This repository contains scripts, configs, and instructions to reproduce the results of a GWAS on tuberculosis transmissibility.
- Docker
- Python, matplotlib, and numpy
- Slurm
- Anaconda
- git
To run the scripts in this repo, replace all occurrences of docker1
with
docker
and modify the file paths for your system. Slurm is used throughout
the repo, but code could be modified to remove that requirement.
This study used samples of Mycobacterium tuberculosis (private data). The raw data was processed to obtain mapped reads of SNPs and a phylogeny. All samples were tagged with binary transmissibility values inferred from sizes of infection clusters. The following data files were used:
- pyseer: Moldova_SNPs_QC.vcf, Moldova_1834_SNPs.tree, allclusterPheno_0.0005.txt
- dbgwas: allclusterRankedPheno_0.0005.txt, individual (directory of fasta files for each sequence), Moldova_1834_SNPs.tree
- XGBOOST + SHAP: all_snps_filtered.fasta, allclusterRankedPheno_0.0005.txt, info.txt
- Install Pyseer, with conda (https://pyseer.readthedocs.io/en/master/installation.html)
- Clone this repo and set up working directories.
git clone https://github.com/mdeicas/tb-gwas.git
cd tb-gwas/pyseer
mkdir fixed_effects_wdir
mkdir enet_wdir
- These scripts contain absolute file paths to data files and to anaconda. Before running, ensure that the file paths are updated, if necessary, to their corresponding locations on your system.

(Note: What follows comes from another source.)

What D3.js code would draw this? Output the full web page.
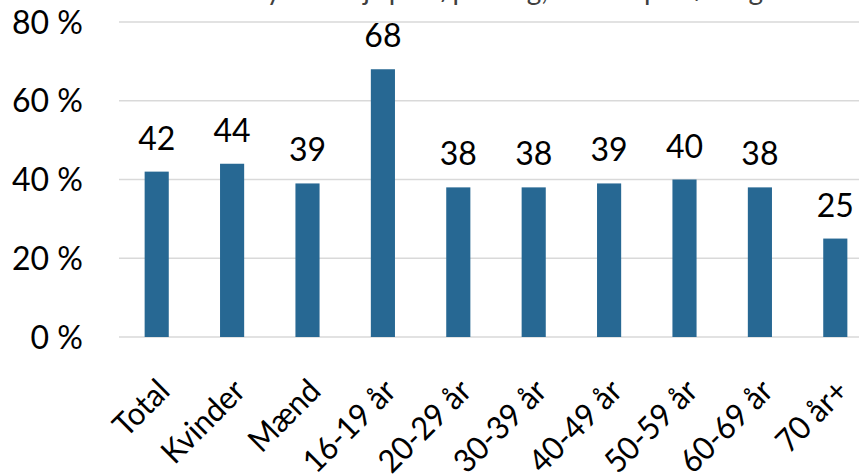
<!DOCTYPE html>
<html>
<head>
<meta charset="utf-8">
<script src="https://cdn.jsdelivr.net/npm/d3@7"></script>
<style>
  html, body { margin: 0; padding: 0; background: #fff; }
  svg { display: block; }
  text { font-family: Lato, "Open Sans", sans-serif; fill: #000; }
</style>
</head>
<body>
<svg id="chart" width="859" height="474"></svg>
<script>
const categories = ["Total", "Kvinder", "Mænd", "16-19 år", "20-29 år", "30-39 år", "40-49 år", "50-59 år", "60-69 år", "70 år+"];
const values = [42, 44, 39, 68, 38, 38, 39, 40, 38, 25];
const yTicks = [0, 20, 40, 60, 80];
const titleText = "Andel der har dyrket sejlsport/padling, fordelt på køn og alder";

const svg = d3.select("#chart");
const W = 859, H = 474;
const plot = { left: 119, right: 873, top: 22, bottom: 337 };

const x = d3.scaleBand().domain(categories).range([plot.left, plot.right])
  .paddingInner(0.68).paddingOuter(0.34);
const y = d3.scaleLinear().domain([0, 80]).range([plot.bottom, plot.top]);

// title (mostly cut off at top)
svg.append("text")
  .attr("x", 455).attr("y", 0)
  .attr("text-anchor", "middle")
  .style("font-size", "28px")
  .style("fill", "#404040")
  .text(titleText);

// gridlines
svg.append("g").selectAll("line").data(yTicks).join("line")
  .attr("x1", plot.left).attr("x2", plot.right)
  .attr("y1", d => y(d)).attr("y2", d => y(d))
  .attr("stroke", "#d9d9d9").attr("stroke-width", 1.5);

// y labels
svg.append("g").selectAll("text").data(yTicks).join("text")
  .attr("x", 83).attr("y", d => y(d) + 11.5)
  .attr("text-anchor", "end")
  .style("font-size", "32px")
  .text(d => d + " %");

// bars
svg.append("g").selectAll("rect").data(values).join("rect")
  .attr("x", (d, i) => x(categories[i]))
  .attr("width", x.bandwidth())
  .attr("y", d => y(d))
  .attr("height", d => y(0) - y(d))
  .attr("fill", "#276893");

// data labels
svg.append("g").selectAll("text").data(values).join("text")
  .attr("x", (d, i) => x(categories[i]) + x.bandwidth() / 2)
  .attr("y", d => y(d) - 22)
  .attr("text-anchor", "middle")
  .style("font-size", "32px")
  .text(d => d);

// category labels
svg.append("g").selectAll("text").data(categories).join("text")
  .attr("transform", d => `translate(${x(d) + x.bandwidth() / 2 + 15},393) rotate(-45) scale(0.95,1)`)
  .attr("text-anchor", "end")
  .style("font-size", "32px")
  .text(d => d);
</script>
</body>
</html>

- Generate the distances matrix
sbatch slurm_jobs/generate_distances.sh
- Run the algorithms once the previous job has finished
cd fixed_effects_wdir && sbatch ../slurm_jobs/fixed_effects_job.sh
cd ../enet_wdir && sbatch ../slurm_jobs/enet_model_job.sh
This results in two Manhattan Plots and SNPs sorted by p-values.
To run the code, first have the necessary data files as specified by the README in the main repository. This should include:
- allclusterRankedPheno_0.0005.txt
- individual (directory containing fasta files for each sequence)
- Moldova_1834_SNPs.tree
Once you have these data files, run the following commands:
docker pull leandroishilima/dbgwas
./create_final.sh
sbatch ./dbgwas.sh
This should submit the job to Slurm and you should get back a directory called output, which contains the DBGWAS output. To visualize, go to the visualizations directory within the output folder and go to index.html.
- Create a Docker container with all the modules listed above, as well as XGBoost, SHAP, scipy, and sklearn.
- Download and put your data files into a new directory. Our XGBoost-SHAP code uses three files, namely:
- all_snps_filtered.fasta (filtered TB sequences)
- allclusterRankedPheno_0.0005.txt (transmissability values)
- info.txt (major/minor bases)
- Intialize your Docker container and run the python .py files, alternatively, use the slurm command sbatch to schedule the shell .sh files.
- First run dmatrix.py to process the data and then calculate and save the data matrix.
- Afterwards, use xgboost_shap.py to run the xgboost-shap algorithm, which will output a couple graphs documenting the model, a saved json representation of the model, validation scores at each iteration, and SHAP values.
- Use parameter_search.py to grid-search or fine-tune XGBoost parameters.